What we noticed was, some of the queries which were some of the dashboards, which are created in OBIEE, which was performing say around 15 minutes run-time, or sometimes those dashboards would not have been returned the results because of the load which was given on the Oracle database. And sometimes the queries used to chan for a longer time, and it was not coming but whereas, when we ran the same queries pointing to Databricks, the query or a return was under 15 seconds, 15 to 20 seconds, maybe. So what we noticed was the performance was drastic and the number of failures or the query always came back, that was consistent. So that is one more thing we had advantages in pointing our data to the Lake especially at existing dashboards, which were pointing to a database, to a Lake where the data is underneath is being written through a Delta Lake.
Going to next, what did we do on the data science field? This itself will be a bigger discussion for us, but let me brief down whatever we have done through this journey. How did we start? We started taking a particular use case for USCIS especially. We wanted to see, we wanted to just data or predict,
what is the probability of people not showing to an appointment and why do they not show up to an appointment, for a biometrics appointment or any appointment which they have with USCIC. Why did they not show? What is the prediction? How can this be awarded? Or what are the prediction factors which is causing this no show in an appointment? that is a simple use case which we took. How did we move ahead with that? We used to R and Python in the backend, and we use some of the inbuilt libraries to much the data, and we had the data with, we divided the 70, 30% rule. And we run those data through the prediction models to predict whether the location of a person or the lead time in which the appointment has been scheduled. Are these other factors even causing this kind of no show or a person to not show into an appointment.

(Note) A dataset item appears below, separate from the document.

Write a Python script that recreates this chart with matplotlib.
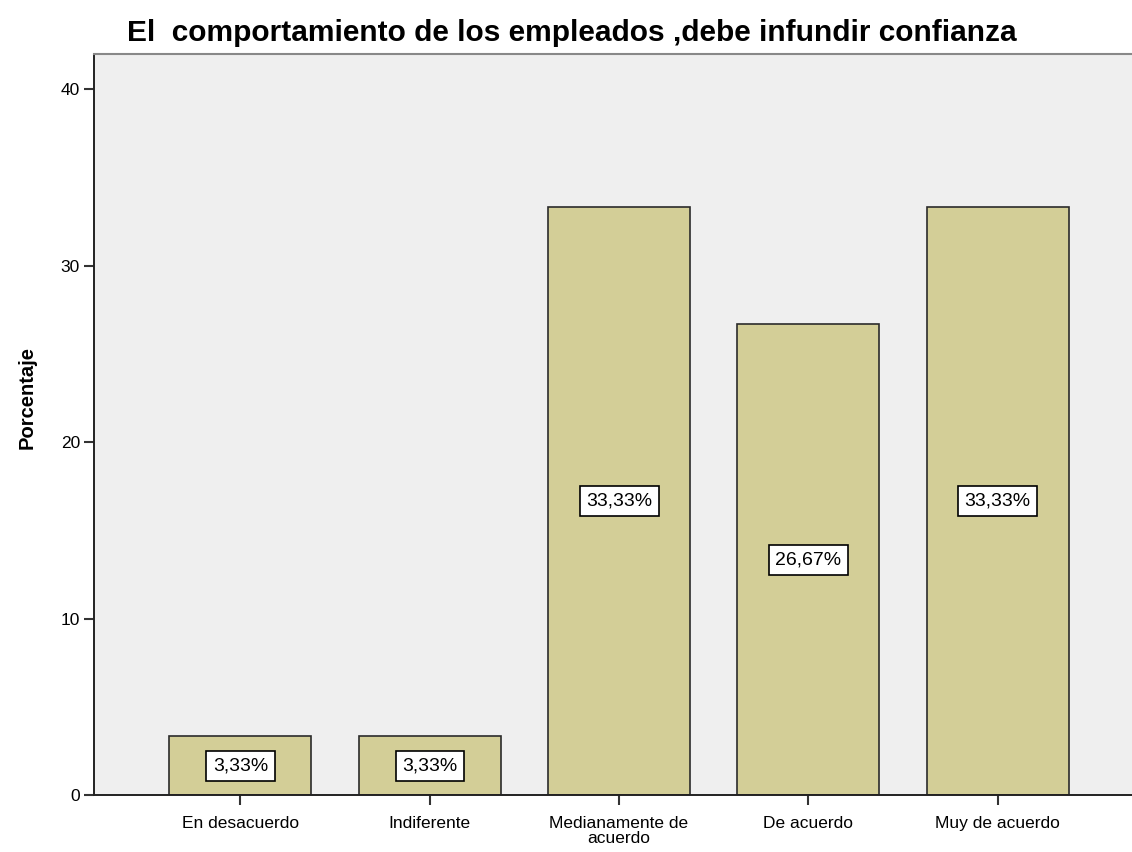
import matplotlib
matplotlib.use('Agg')
import matplotlib.pyplot as plt

categorias = ['En desacuerdo', 'Indiferente', 'Medianamente de\nacuerdo', 'De acuerdo', 'Muy de acuerdo']
porcentajes = [3.33, 3.33, 33.33, 26.67, 33.33]
etiquetas = ['3,33%', '3,33%', '33,33%', '26,67%', '33,33%']
yticks = [0, 10, 20, 30, 40]

plt.rcParams['font.family'] = ['Liberation Sans', 'DejaVu Sans']

fig = plt.figure(figsize=(11.32, 8.52), dpi=100)
ax = fig.add_axes([0.083, 0.0669, 0.917, 0.8697])
ax.set_facecolor('#efefef')

x = list(range(len(categorias)))
ax.bar(x, porcentajes, width=0.75, color='#d3ce97', edgecolor='#2b2b2b', linewidth=1.2, zorder=2)
for xi, v, t in zip(x, porcentajes, etiquetas):
    ax.text(xi, v / 2, t, ha='center', va='center', fontsize=14, zorder=3,
            bbox=dict(boxstyle='square,pad=0.33', facecolor='white', edgecolor='black', linewidth=1.2))

ax.set_xlim(-0.774, 4.71)
ax.set_ylim(0, 42)
ax.set_xticks(x)
ax.set_xticklabels(categorias, fontsize=12.5, linespacing=1.05)
ax.set_yticks(yticks)
ax.set_yticklabels([str(t) for t in yticks], fontsize=12.5)
ax.tick_params(axis='x', length=7, width=1.5, color='#333333', pad=8)
ax.tick_params(axis='y', length=7, width=1.5, color='#333333', pad=3)
ax.set_ylabel('Porcentaje', fontsize=14.5, fontweight='bold')
ax.yaxis.label.set_va('center')
ax.yaxis.set_label_coords(-0.0645, 0.536)

ax.spines['right'].set_visible(False)
ax.spines['top'].set_color('#888888')
ax.spines['top'].set_linewidth(1.5)
ax.spines['left'].set_color('#222222')
ax.spines['bottom'].set_color('#222222')
ax.spines['left'].set_linewidth(1.4)
ax.spines['bottom'].set_linewidth(1.4)

fig.text(0.112, 0.952, 'El  comportamiento de los empleados ,debe infundir confianza',
         fontsize=21.5, fontweight='bold', ha='left', va='baseline')

fig.savefig('out.png', dpi=100)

So these are some of the prediction models, which we did in using the Databricks platform. And we did not stop there. We also took that model and ran it through our MLFlow with our runtime clusters, which we have the Databricks we kinda used that, and we ran end to end on an ML model to see how this can be predicted and how this can be run through a model to see what is the pattern we are seeing. As a next one also we took another level where we wanted to analyze
or do some analysis on sentiment analysis of any of the survey data. So this is one of the example which we are showing here is one for Text and Log Mining. On the Text Mining we just wanted to see what is the sentiment it has in a particular set of data. So that prediction was done using R and Databricks. And we were able to do this in a very short period of time in a matter of day or two to give the sentiment analysis results. So it was so quick because all the inbuilt libraries in Databricks helps us to get these results. And also we also did some Log Mining to getting to see how the performance of any of the systems are doing or how many users are logging in. And what is the frequency of a user logging in. All these kinds of things from the Input Data Log, what we store in S3, we wanted to do some prediction on that so we did some Log Mining as well as part of our experiments. What of the model which we created. We also did the time series to predict how many number of applications were coming in the future years. Or what is the pattern that was so deep but also high and how many recipients are even applying for certain kinds of applications. These were also run through the time-series models. And what we did was we kinda ran through all the algorithms, like the RainForest Regression Models or Logistic Regression all these models and we predicted which will be the best, which has the better accuracy based off that we kinda predicted the same models, which we had done it in a previous library. We kind of managed to do that this year. And also there was one more thing on the Hedge Tool Integration. Hedge Tool is another AutoML.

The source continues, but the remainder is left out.